Так вел себя и Баргаш. Ему не удалось взять власть в свои руки после смерти нашего отца, Сеида Саида, но он все же упрямо продолжал надеяться, и судьба стала благоприятствовать его планам после того, как он переехал в город вместе со своей сестрой Медже из Бет-иль-Мтони. Их дом находился напротив того, где жили Холе и я. Как только эти двое поселились через улицу от нас, между Холе и Баргашем возникла нежная дружба, и Баргаш иногда стал проводить у нас целый день. Медже была обижена и сказала об этом при свидетелях, в результате чего между ней и Холе возникло суровое отчуждение. Кончилось тем, что они при встрече делали вид, что не замечают одна другую. Хотя я была рада, что не нахожусь ни на чьей стороне в этой новой ссоре, рассерженные сестры все же втянули меня в нее одними лишь своими разговорами со мной. Моя близкая дружба с двумя моими племянницами, Шембуа и Фаршу, сблизила их с Баргашем, и они тоже вошли в наш союз. Они жили напротив нашего с Холе дома, а дом Баргаша был отделен от их дома узким переулком.
Главной задачей Баргаша было привлечь на свою сторону как можно больше знатных людей и племенных вождей. Арабы делятся на бесчисленное количество более и менее сильных племен, каждое из которых безоговорочно повинуется своему вождю. Поэтому естественно, что каждый принц стремится – открыто или, как бывает чаще всего, втайне – завоевать поддержку одного или нескольких таких вождей, чтобы иметь союзников, когда их помощь окажется нужна. Разумеется, в этих переговорах большую роль играют обещания повысить в должности. Ни одно племя никогда не покинет своего вождя, так велики верность и преданность арабов. Тот, кто умеет писать, пишет под своим именем название своего племени, и в мою полную подпись входит название маленького, но доблестного племени, к которому мы принадлежим, – лебу саиди. Сблизившись с несколькими местными вождями, Баргаш постепенно создал что-то вроде своего маленького двора, и это породило скандал. К тому же те, кто очень часто собирался в его доме, имели плохую репутацию: это было буйное и беспокойное сборище. Конечно, все достойные люди держались в стороне от его интриг и заговоров. Но все же нашлось много своекорыстных людей, разочарованных или жаждавших отомстить, которые были готовы помочь ему и десятки которых уже представляли себя назначенными на высокие должности или получившими тепленькое местечко или выгодные льготы; они думали о собственных интересах, а не об интересах своего покровителя.
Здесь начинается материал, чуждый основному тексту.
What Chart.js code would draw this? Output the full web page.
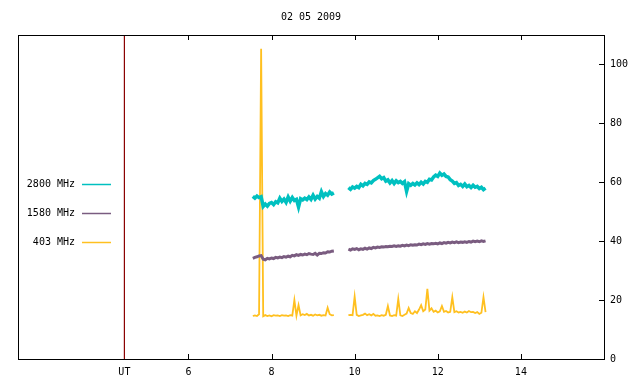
<!DOCTYPE html>
<html>
<head>
<meta charset="utf-8">
<script src="https://cdn.jsdelivr.net/npm/chart.js@4/dist/chart.umd.min.js"></script>
<style>
  html, body { margin: 0; padding: 0; background: #fff; }
  canvas { display: block; }
</style>
</head>
<body>
<canvas id="chart" width="640" height="384"></canvas>
<script>
// --- data (hours UT, flux units) ---
const title = '02 05 2009';
const utTime = 4.46;
const xTicks = [4.46, 6, 8, 10, 12, 14];
const xTickLabels = ['UT', '6', '8', '10', '12', '14'];
const yTicks = [0, 20, 40, 60, 80, 100];

const times = [
  7.55, 7.60, 7.65, 7.70, 7.75, 7.80, 7.85, 7.90, 7.95, 8.00,
  8.05, 8.10, 8.15, 8.20, 8.25, 8.30, 8.35, 8.40, 8.45, 8.50,
  8.55, 8.60, 8.65, 8.70, 8.75, 8.80, 8.85, 8.90, 8.95, 9.00,
  9.05, 9.10, 9.15, 9.20, 9.25, 9.30, 9.35, 9.40, 9.45, 9.50,
  9.68,
  9.85, 9.90, 9.95, 10.00, 10.05, 10.10, 10.15, 10.20, 10.25, 10.30,
  10.35, 10.40, 10.45, 10.50, 10.55, 10.60, 10.65, 10.70, 10.75, 10.80,
  10.85, 10.90, 10.95, 11.00, 11.05, 11.10, 11.15, 11.20, 11.25, 11.30,
  11.35, 11.40, 11.45, 11.50, 11.55, 11.60, 11.65, 11.70, 11.75, 11.80,
  11.85, 11.90, 11.95, 12.00, 12.05, 12.10, 12.15, 12.20, 12.25, 12.30,
  12.35, 12.40, 12.45, 12.50, 12.55, 12.60, 12.65, 12.70, 12.75, 12.80,
  12.85, 12.90, 12.95, 13.00, 13.05, 13.10, 13.15
];

const flux2800 = [
  55.2, 54.6, 55.3, 54.8, 55.1, 51.8, 52.6, 51.9, 52.8, 53.1,
  52.4, 53.4, 53.0, 54.6, 53.5, 54.3, 53.2, 55.0, 53.6, 54.8,
  53.8, 54.2, 51.6, 54.4, 54.0, 54.6, 54.1, 55.0, 54.2, 55.6,
  54.3, 55.2, 54.6, 56.8, 55.2, 56.2, 55.6, 56.7, 56.0, 56.4,
  null,
  58.2, 57.6, 58.4, 58.0, 58.6, 58.2, 59.3, 58.8, 59.6, 59.3,
  60.1, 59.8, 60.6, 61.0, 61.5, 62.0, 61.2, 61.6, 60.4, 60.8,
  59.8, 60.6, 59.6, 60.5, 59.9, 60.3, 59.6, 60.2, 56.9, 59.5,
  59.0, 59.6, 59.1, 59.8, 59.2, 60.0, 59.4, 60.3, 60.0, 61.0,
  60.8, 61.8, 62.4, 62.0, 63.1, 62.4, 62.8, 62.0, 61.8, 60.9,
  60.4, 59.6, 59.9, 58.9, 59.3, 58.6, 59.4, 58.5, 58.9, 58.2,
  59.0, 58.3, 58.6, 57.9, 58.3, 57.5, 58.0
];

const flux1580 = [
  34.2, 34.5, 34.7, 35.0, 35.1, 33.9, 33.7, 34.2, 34.0, 34.3,
  34.1, 34.5, 34.3, 34.6, 34.4, 34.8, 34.6, 34.9, 34.7, 35.2,
  35.0, 35.4, 35.2, 35.5, 35.3, 35.6, 35.4, 35.8, 35.6, 35.5,
  35.9, 35.3, 35.9, 35.8, 36.1, 36.0, 36.4, 36.3, 36.6, 36.7,
  null,
  37.3, 37.0, 37.4, 37.2, 37.5, 37.1, 37.4, 37.2, 37.6, 37.3,
  37.7, 37.5, 37.9, 37.7, 38.0, 37.9, 38.1, 38.0, 38.2, 38.1,
  38.3, 38.2, 38.4, 38.2, 38.4, 38.3, 38.6, 38.4, 38.7, 38.5,
  38.8, 38.6, 38.8, 38.7, 39.0, 38.8, 39.1, 38.9, 39.2, 39.0,
  39.2, 39.1, 39.3, 39.1, 39.4, 39.2, 39.5, 39.3, 39.6, 39.4,
  39.7, 39.5, 39.8, 39.5, 39.7, 39.6, 39.8, 39.6, 39.9, 39.7,
  40.0, 39.8, 40.0, 39.8, 40.1, 39.9, 40.1
];

const flux403 = [
  14.6, 14.8, 14.6, 15.2, 105.3, 14.5, 14.9, 14.6, 14.8, 14.5,
  14.9, 14.7, 14.8, 14.6, 14.9, 14.7, 14.8, 14.6, 14.9, 14.7,
  20.0, 14.7, 18.3, 14.8, 15.2, 14.9, 15.3, 14.8, 15.0, 14.7,
  15.1, 14.8, 15.0, 14.7, 14.9, 14.8, 17.4, 15.2, 14.8, 14.9,
  null,
  14.9, 15.0, 14.9, 21.2, 15.0, 14.6, 14.8, 15.0, 15.4, 14.9,
  15.2, 14.8, 15.3, 14.7, 14.8, 14.6, 14.9, 14.7, 15.0, 18.0,
  14.8, 14.6, 14.9, 14.7, 20.4, 14.8, 14.6, 15.0, 15.4, 17.3,
  15.6, 15.3, 16.2, 15.6, 16.8, 18.3, 16.2, 16.8, 23.8, 16.4,
  17.2, 16.0, 16.4, 15.8, 16.2, 18.0, 16.0, 16.3, 15.8, 16.0,
  21.0, 15.9, 16.2, 15.8, 16.0, 15.7, 16.1, 15.8, 16.3, 15.9,
  16.0, 15.6, 15.9, 15.3, 15.7, 21.0, 15.9
];

const FONT = '10px "DejaVu Sans Mono", monospace';

function toPoints(values) {
  return times.map((t, i) => ({ x: t, y: values[i] }));
}

// frame, inward ticks, title and the left-side key
const decorations = {
  id: 'decorations',
  afterDraw(chart) {
    const ctx = chart.ctx;
    const a = chart.chartArea;
    const xs = chart.scales.x;
    const ys = chart.scales.y;
    ctx.save();
    ctx.strokeStyle = '#000';
    ctx.lineWidth = 1;
    ctx.strokeRect(a.left + 0.5, a.top + 0.5, a.right - a.left, a.bottom - a.top);
    ctx.beginPath();
    xTicks.forEach(v => {
      if (v === utTime) return;
      const px = Math.round(xs.getPixelForValue(v)) + 0.5;
      ctx.moveTo(px, a.bottom); ctx.lineTo(px, a.bottom - 5);
      ctx.moveTo(px, a.top); ctx.lineTo(px, a.top + 5);
    });
    yTicks.forEach(v => {
      const py = Math.round(ys.getPixelForValue(v)) + 0.5;
      ctx.moveTo(a.right, py); ctx.lineTo(a.right - 5, py);
    });
    ctx.stroke();

    ctx.font = FONT;
    ctx.fillStyle = '#000';
    ctx.textAlign = 'center';
    ctx.textBaseline = 'middle';
    ctx.fillText(title, (a.left + a.right) / 2, 17);

    // key
    const keyRows = [184.5, 213.5, 242.5];
    chart.data.datasets.filter(d => d.label).forEach((d, i) => {
      const y = keyRows[i];
      ctx.textAlign = 'right';
      ctx.fillStyle = '#000';
      ctx.fillText(d.label, 75, y);
      ctx.strokeStyle = d.borderColor;
      ctx.lineWidth = 1.5;
      ctx.beginPath();
      ctx.moveTo(82, y); ctx.lineTo(111, y);
      ctx.stroke();
    });
    ctx.restore();
  }
};

new Chart(document.getElementById('chart'), {
  type: 'line',
  data: {
    datasets: [
      {
        label: '',
        data: [{ x: utTime, y: 0 }, { x: utTime, y: 110 }],
        borderColor: '#8b0000',
        borderWidth: 1.2
      },
      {
        label: '2800 MHz',
        data: toPoints(flux2800),
        borderColor: '#00c0c0',
        borderWidth: 3.5
      },
      {
        label: '1580 MHz',
        data: toPoints(flux1580),
        borderColor: '#7a5c80',
        borderWidth: 3
      },
      {
        label: '403 MHz',
        data: toPoints(flux403),
        borderColor: '#ffc020',
        borderWidth: 1.8
      }
    ]
  },
  options: {
    responsive: false,
    animation: false,
    spanGaps: false,
    elements: {
      point: { radius: 0 },
      line: { tension: 0, borderJoinStyle: 'miter' }
    },
    layout: { padding: { left: 18, top: 35, right: 0, bottom: 0 } },
    plugins: {
      legend: { display: false },
      title: { display: false },
      tooltip: { enabled: false }
    },
    scales: {
      x: {
        type: 'linear',
        min: 1.9,
        max: 16,
        grid: { display: false, drawTicks: false },
        border: { display: false },
        afterBuildTicks: scale => { scale.ticks = xTicks.map(v => ({ value: v })); },
        afterFit: scale => { scale.height = 25; },
        ticks: {
          autoSkip: false,
          maxRotation: 0,
          padding: 7,
          color: '#000',
          font: { family: '"DejaVu Sans Mono", monospace', size: 10 },
          callback: (value, index) => xTickLabels[index]
        }
      },
      y: {
        position: 'right',
        min: 0,
        max: 110,
        grid: { display: false, drawTicks: false },
        border: { display: false },
        afterBuildTicks: scale => { scale.ticks = yTicks.map(v => ({ value: v })); },
        afterFit: scale => { scale.width = 36; },
        ticks: {
          padding: 6,
          color: '#000',
          font: { family: '"DejaVu Sans Mono", monospace', size: 10 }
        }
      }
    }
  },
  plugins: [decorations]
});
</script>
</body>
</html>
Сторонников Баргаша становилось все больше, и план замышляемого восстания становился все определеннее. Если говорить коротко, они собирались захватить Маджида и провозгласить султаном Баргаша. В любом случае надо было готовиться к вооруженному столкновению. И они снова и снова сходились по ночам, до восхода луны или после ее захода, на сборища под председательством Баргаша. Повсюду царили лихорадочное возбуждение и всеобщее недоверие. Мы считали, что нас все время сторожат или выслеживают. Нам даже приходилось выполнять вместо служанок их работу, чтобы держать их подальше от себя и не позволить им узнать наши планы. Мы, женщины, перестали ходить в гости и редко принимали гостей. Напор Баргаша становился все заметнее и проявлялся все более открыто. Баргаш стал не каждый раз появляться на ежедневных приемах у султана и наконец заявил, что вообще отказывается на них бывать. А по традициям Занзибара это означало склонность к бунту против власти, и подданный, который упорно оскорбляет своего государя таким образом, подлежал наказанию. Теперь уже все должны были догадаться о враждебных намерениях Баргаша; правду говоря, он сам начал действовать так неутомимо, что сильно насторожил этим сторонников правящего государя и почти лишил себя надежды на успех своих планов захватить Маджида в плен.
Султан сделал последнюю попытку развеять мои заблуждения, пока не стало слишком поздно. Поскольку в этих обстоятельствах он не мог прийти ко мне сам, а я уже давно обходила стороной его дворец, он прислал ко мне с просьбой об этом одну из моих мачех, которую я любила. Он просил меня отказаться от участия в заговоре его врагов, которые просто используют меня и от которых я не могу ожидать никакой награды. Если же я по-прежнему буду упорствовать, я пожалею об этом, потому что в случае перестрелки мой дом не пощадят. Но еще до того, как я получила это предупреждение от своего благородного брата, я уже дала клятву верности Холе и претенденту на престол и чувствовала, что это торжественное обязательство меня связывает. Когда мачеха уходила от меня, по ее щекам катились слезы.